Provided material:
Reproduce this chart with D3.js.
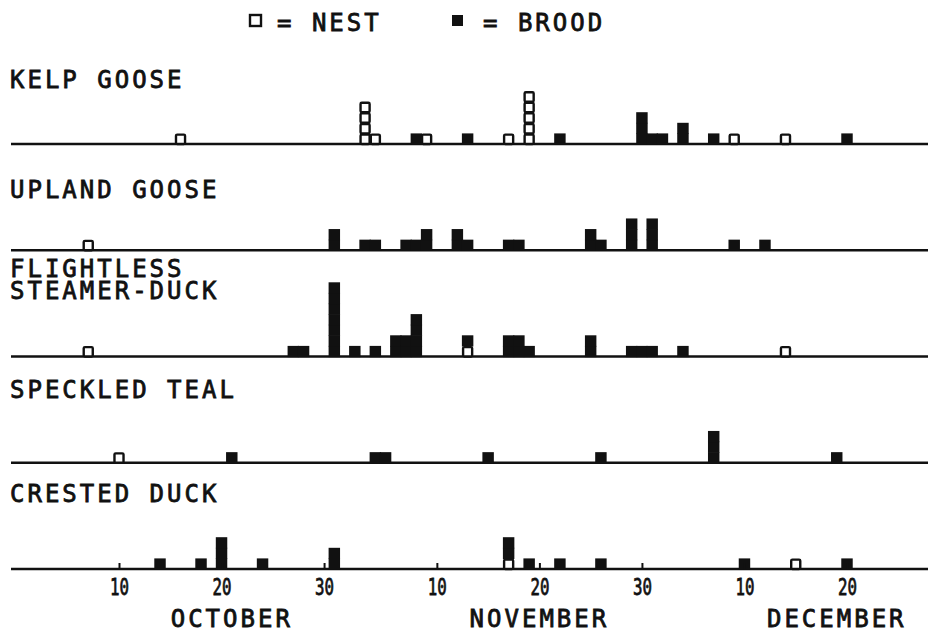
<!DOCTYPE html>
<html>
<head>
<meta charset="utf-8">
<script src="https://cdn.jsdelivr.net/npm/d3@7"></script>
<style>
  body { margin: 0; background: #fff; }
  svg { display: block; }
  text { font-family: "DejaVu Sans Mono", monospace; fill: #111; stroke: #111; stroke-width: 0.8px; }
</style>
</head>
<body>
<div id="chart"></div>
<script>
// species names, one entry per panel (lines of the label)
const speciesLines = [
  ["KELP GOOSE"],
  ["UPLAND GOOSE"],
  ["FLIGHTLESS", "STEAMER-DUCK"],
  ["SPECKLED TEAL"],
  ["CRESTED DUCK"]
];

// [month-day, count] -- nests (open squares) and broods (filled squares)
const kelpNests = [["10-16",1],["11-03",4],["11-04",1],["11-09",1],["11-17",1],["11-19",5],["12-09",1],["12-14",1]];
const kelpBroods = [["11-08",1],["11-13",1],["11-22",1],["11-30",3],["12-01",1],["12-02",1],["12-04",2],["12-07",1],["12-20",1]];

const uplandNests = [["10-07",1]];
const uplandBroods = [["10-31",2],["11-03",1],["11-04",1],["11-07",1],["11-08",1],["11-09",2],["11-12",2],["11-13",1],
  ["11-17",1],["11-18",1],["11-25",2],["11-26",1],["11-29",3],["12-01",3],["12-09",1],["12-12",1]];

const steamerNests = [["10-07",1],["11-13",1],["12-14",1]];
const steamerBroods = [["10-27",1],["10-28",1],["10-31",7],["11-02",1],["11-04",1],["11-06",2],["11-07",2],["11-08",4],
  ["11-13",1],["11-17",2],["11-18",2],["11-19",1],["11-25",2],["11-29",1],["11-30",1],["12-01",1],["12-04",1]];

const tealNests = [["10-10",1]];
const tealBroods = [["10-21",1],["11-04",1],["11-05",1],["11-15",1],["11-26",1],["12-07",3],["12-19",1]];

const crestedNests = [["11-17",1],["12-15",1]];
const crestedBroods = [["10-14",1],["10-18",1],["10-20",3],["10-24",1],["10-31",2],["11-17",2],["11-19",1],
  ["11-22",1],["11-26",1],["12-10",1],["12-20",1]];

const nestSeries = [kelpNests, uplandNests, steamerNests, tealNests, crestedNests];
const broodSeries = [kelpBroods, uplandBroods, steamerBroods, tealBroods, crestedBroods];

// axis
const tickDates = ["10-10","10-20","10-30","11-10","11-20","11-30","12-10","12-20"];
const tickLabels = ["10","20","30","10","20","30","10","20"];
const monthNames = ["OCTOBER", "NOVEMBER", "DECEMBER"];
const monthAt = ["10-21", "11-20", "12-19"];

const legendLabels = ["= NEST", "= BROOD"];

const parseDay = s => d3.utcParse("%Y-%m-%d")("1980-" + s);

const width = 928, height = 633;
const svg = d3.select("#chart").append("svg")
  .attr("width", width)
  .attr("height", height);

const x = d3.scaleUtc()
  .domain([parseDay("10-10"), parseDay("12-20")])
  .range([119, 847]);

const dayW = x(parseDay("10-11")) - x(parseDay("10-10"));
const sq = 10.6;   // height of one unit square

const base = d3.scalePoint()
  .domain(d3.range(speciesLines.length))
  .range([144, 569]);

// label text baselines (first line), relative to each panel's axis
const labelDy = [-56, -52, -80, -65, -67];

// build unit squares: nests at the bottom, broods stacked above
const cells = [];
speciesLines.forEach((_, p) => {
  const nestCount = new Map();
  nestSeries[p].forEach(([d, n]) => {
    nestCount.set(d, n);
    for (let k = 0; k < n; k++) cells.push({ p, date: parseDay(d), level: k, type: "nest" });
  });
  broodSeries[p].forEach(([d, n]) => {
    const start = nestCount.get(d) || 0;
    for (let k = 0; k < n; k++) cells.push({ p, date: parseDay(d), level: start + k, type: "brood" });
  });
});

// panel baselines
svg.append("g").selectAll("line")
  .data(d3.range(speciesLines.length))
  .join("line")
  .attr("x1", 11).attr("x2", width)
  .attr("y1", d => base(d)).attr("y2", d => base(d))
  .attr("stroke", "#111")
  .attr("stroke-width", 2.6);

// panel labels
const labels = svg.append("g").selectAll("text")
  .data(speciesLines)
  .join("text")
  .attr("x", 10)
  .attr("y", (d, i) => base(i) + labelDy[i])
  .attr("font-size", 24)
  .attr("letter-spacing", 3);
labels.selectAll("tspan")
  .data(d => d)
  .join("tspan")
  .attr("x", 10)
  .attr("dy", (d, i) => i === 0 ? 0 : 22)
  .text(d => d);

// squares
const cellW = dayW + 1.2;
svg.append("g").selectAll("rect.brood")
  .data(cells.filter(c => c.type === "brood"))
  .join("rect")
  .attr("class", "brood")
  .attr("x", d => x(d.date) - cellW / 2)
  .attr("y", d => base(d.p) - (d.level + 1) * sq)
  .attr("width", cellW)
  .attr("height", sq + 0.6)
  .attr("fill", "#111");

svg.append("g").selectAll("rect.nest")
  .data(cells.filter(c => c.type === "nest"))
  .join("rect")
  .attr("class", "nest")
  .attr("x", d => x(d.date) - cellW / 2 + 1.2)
  .attr("y", d => base(d.p) - (d.level + 1) * sq + 1.2)
  .attr("width", cellW - 2.4)
  .attr("height", sq - 1.2)
  .attr("rx", 1.2)
  .attr("fill", "#fff")
  .attr("stroke", "#111")
  .attr("stroke-width", 2.4);

// bottom axis: small upward ticks, narrow day numbers
const axis = svg.append("g")
  .attr("transform", `translate(0,${base(speciesLines.length - 1)})`)
  .call(d3.axisBottom(x)
    .tickValues(tickDates.map(parseDay))
    .tickFormat((d, i) => tickLabels[i])
    .tickSize(-6)
    .tickPadding(10));
axis.select(".domain").remove();
axis.selectAll(".tick line").attr("stroke", "#111").attr("stroke-width", 2);
axis.selectAll(".tick text")
  .attr("font-family", "DejaVu Sans Mono, monospace")
  .attr("font-size", 23)
  .attr("fill", "#111")
  .attr("stroke", "#111")
  .attr("stroke-width", 0.8)
  .attr("textLength", 19)
  .attr("lengthAdjust", "spacingAndGlyphs");

svg.append("g").selectAll("text")
  .data(monthNames)
  .join("text")
  .attr("x", (d, i) => x(parseDay(monthAt[i])))
  .attr("y", 627)
  .attr("text-anchor", "middle")
  .attr("font-size", 24)
  .attr("letter-spacing", 3)
  .text(d => d);

// legend
const legend = svg.append("g");
legend.selectAll("rect")
  .data(["nest", "brood"])
  .join("rect")
  .attr("x", (d, i) => [250, 452][i])
  .attr("y", 15)
  .attr("width", 11)
  .attr("height", 11)
  .attr("fill", d => d === "nest" ? "#fff" : "#111")
  .attr("stroke", "#111")
  .attr("stroke-width", d => d === "nest" ? 2.4 : 0);
legend.selectAll("text")
  .data(legendLabels)
  .join("text")
  .attr("x", (d, i) => [277, 483][i])
  .attr("y", 31)
  .attr("font-size", 24)
  .attr("letter-spacing", 3)
  .attr("xml:space", "preserve")
  .text(d => d);
</script>
</body>
</html>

What is asked: Working from the lines above, reproduce the material exactly and exclude its pictures.

Solved exercise:
Reproduce this chart with D3.js.
<!DOCTYPE html>
<html>
<head>
<meta charset="utf-8">
<script src="https://cdn.jsdelivr.net/npm/d3@7"></script>
<style>
  body { margin: 0; background: #fff; }
  svg { display: block; }
  text { font-family: "DejaVu Sans Mono", monospace; fill: #111; stroke: #111; stroke-width: 0.8px; }
</style>
</head>
<body>
<div id="chart"></div>
<script>
// species names, one entry per panel (lines of the label)
const speciesLines = [
  ["KELP GOOSE"],
  ["UPLAND GOOSE"],
  ["FLIGHTLESS", "STEAMER-DUCK"],
  ["SPECKLED TEAL"],
  ["CRESTED DUCK"]
];

// [month-day, count] -- nests (open squares) and broods (filled squares)
const kelpNests = [["10-16",1],["11-03",4],["11-04",1],["11-09",1],["11-17",1],["11-19",5],["12-09",1],["12-14",1]];
const kelpBroods = [["11-08",1],["11-13",1],["11-22",1],["11-30",3],["12-01",1],["12-02",1],["12-04",2],["12-07",1],["12-20",1]];

const uplandNests = [["10-07",1]];
const uplandBroods = [["10-31",2],["11-03",1],["11-04",1],["11-07",1],["11-08",1],["11-09",2],["11-12",2],["11-13",1],
  ["11-17",1],["11-18",1],["11-25",2],["11-26",1],["11-29",3],["12-01",3],["12-09",1],["12-12",1]];

const steamerNests = [["10-07",1],["11-13",1],["12-14",1]];
const steamerBroods = [["10-27",1],["10-28",1],["10-31",7],["11-02",1],["11-04",1],["11-06",2],["11-07",2],["11-08",4],
  ["11-13",1],["11-17",2],["11-18",2],["11-19",1],["11-25",2],["11-29",1],["11-30",1],["12-01",1],["12-04",1]];

const tealNests = [["10-10",1]];
const tealBroods = [["10-21",1],["11-04",1],["11-05",1],["11-15",1],["11-26",1],["12-07",3],["12-19",1]];

const crestedNests = [["11-17",1],["12-15",1]];
const crestedBroods = [["10-14",1],["10-18",1],["10-20",3],["10-24",1],["10-31",2],["11-17",2],["11-19",1],
  ["11-22",1],["11-26",1],["12-10",1],["12-20",1]];

const nestSeries = [kelpNests, uplandNests, steamerNests, tealNests, crestedNests];
const broodSeries = [kelpBroods, uplandBroods, steamerBroods, tealBroods, crestedBroods];

// axis
const tickDates = ["10-10","10-20","10-30","11-10","11-20","11-30","12-10","12-20"];
const tickLabels = ["10","20","30","10","20","30","10","20"];
const monthNames = ["OCTOBER", "NOVEMBER", "DECEMBER"];
const monthAt = ["10-21", "11-20", "12-19"];

const legendLabels = ["= NEST", "= BROOD"];

const parseDay = s => d3.utcParse("%Y-%m-%d")("1980-" + s);

const width = 928, height = 633;
const svg = d3.select("#chart").append("svg")
  .attr("width", width)
  .attr("height", height);

const x = d3.scaleUtc()
  .domain([parseDay("10-10"), parseDay("12-20")])
  .range([119, 847]);

const dayW = x(parseDay("10-11")) - x(parseDay("10-10"));
const sq = 10.6;   // height of one unit square

const base = d3.scalePoint()
  .domain(d3.range(speciesLines.length))
  .range([144, 569]);

// label text baselines (first line), relative to each panel's axis
const labelDy = [-56, -52, -80, -65, -67];

// build unit squares: nests at the bottom, broods stacked above
const cells = [];
speciesLines.forEach((_, p) => {
  const nestCount = new Map();
  nestSeries[p].forEach(([d, n]) => {
    nestCount.set(d, n);
    for (let k = 0; k < n; k++) cells.push({ p, date: parseDay(d), level: k, type: "nest" });
  });
  broodSeries[p].forEach(([d, n]) => {
    const start = nestCount.get(d) || 0;
    for (let k = 0; k < n; k++) cells.push({ p, date: parseDay(d), level: start + k, type: "brood" });
  });
});

// panel baselines
svg.append("g").selectAll("line")
  .data(d3.range(speciesLines.length))
  .join("line")
  .attr("x1", 11).attr("x2", width)
  .attr("y1", d => base(d)).attr("y2", d => base(d))
  .attr("stroke", "#111")
  .attr("stroke-width", 2.6);

// panel labels
const labels = svg.append("g").selectAll("text")
  .data(speciesLines)
  .join("text")
  .attr("x", 10)
  .attr("y", (d, i) => base(i) + labelDy[i])
  .attr("font-size", 24)
  .attr("letter-spacing", 3);
labels.selectAll("tspan")
  .data(d => d)
  .join("tspan")
  .attr("x", 10)
  .attr("dy", (d, i) => i === 0 ? 0 : 22)
  .text(d => d);

// squares
const cellW = dayW + 1.2;
svg.append("g").selectAll("rect.brood")
  .data(cells.filter(c => c.type === "brood"))
  .join("rect")
  .attr("class", "brood")
  .attr("x", d => x(d.date) - cellW / 2)
  .attr("y", d => base(d.p) - (d.level + 1) * sq)
  .attr("width", cellW)
  .attr("height", sq + 0.6)
  .attr("fill", "#111");

svg.append("g").selectAll("rect.nest")
  .data(cells.filter(c => c.type === "nest"))
  .join("rect")
  .attr("class", "nest")
  .attr("x", d => x(d.date) - cellW / 2 + 1.2)
  .attr("y", d => base(d.p) - (d.level + 1) * sq + 1.2)
  .attr("width", cellW - 2.4)
  .attr("height", sq - 1.2)
  .attr("rx", 1.2)
  .attr("fill", "#fff")
  .attr("stroke", "#111")
  .attr("stroke-width", 2.4);

// bottom axis: small upward ticks, narrow day numbers
const axis = svg.append("g")
  .attr("transform", `translate(0,${base(speciesLines.length - 1)})`)
  .call(d3.axisBottom(x)
    .tickValues(tickDates.map(parseDay))
    .tickFormat((d, i) => tickLabels[i])
    .tickSize(-6)
    .tickPadding(10));
axis.select(".domain").remove();
axis.selectAll(".tick line").attr("stroke", "#111").attr("stroke-width", 2);
axis.selectAll(".tick text")
  .attr("font-family", "DejaVu Sans Mono, monospace")
  .attr("font-size", 23)
  .attr("fill", "#111")
  .attr("stroke", "#111")
  .attr("stroke-width", 0.8)
  .attr("textLength", 19)
  .attr("lengthAdjust", "spacingAndGlyphs");

svg.append("g").selectAll("text")
  .data(monthNames)
  .join("text")
  .attr("x", (d, i) => x(parseDay(monthAt[i])))
  .attr("y", 627)
  .attr("text-anchor", "middle")
  .attr("font-size", 24)
  .attr("letter-spacing", 3)
  .text(d => d);

// legend
const legend = svg.append("g");
legend.selectAll("rect")
  .data(["nest", "brood"])
  .join("rect")
  .attr("x", (d, i) => [250, 452][i])
  .attr("y", 15)
  .attr("width", 11)
  .attr("height", 11)
  .attr("fill", d => d === "nest" ? "#fff" : "#111")
  .attr("stroke", "#111")
  .attr("stroke-width", d => d === "nest" ? 2.4 : 0);
legend.selectAll("text")
  .data(legendLabels)
  .join("text")
  .attr("x", (d, i) => [277, 483][i])
  .attr("y", 31)
  .attr("font-size", 24)
  .attr("letter-spacing", 3)
  .attr("xml:space", "preserve")
  .text(d => d);
</script>
</body>
</html>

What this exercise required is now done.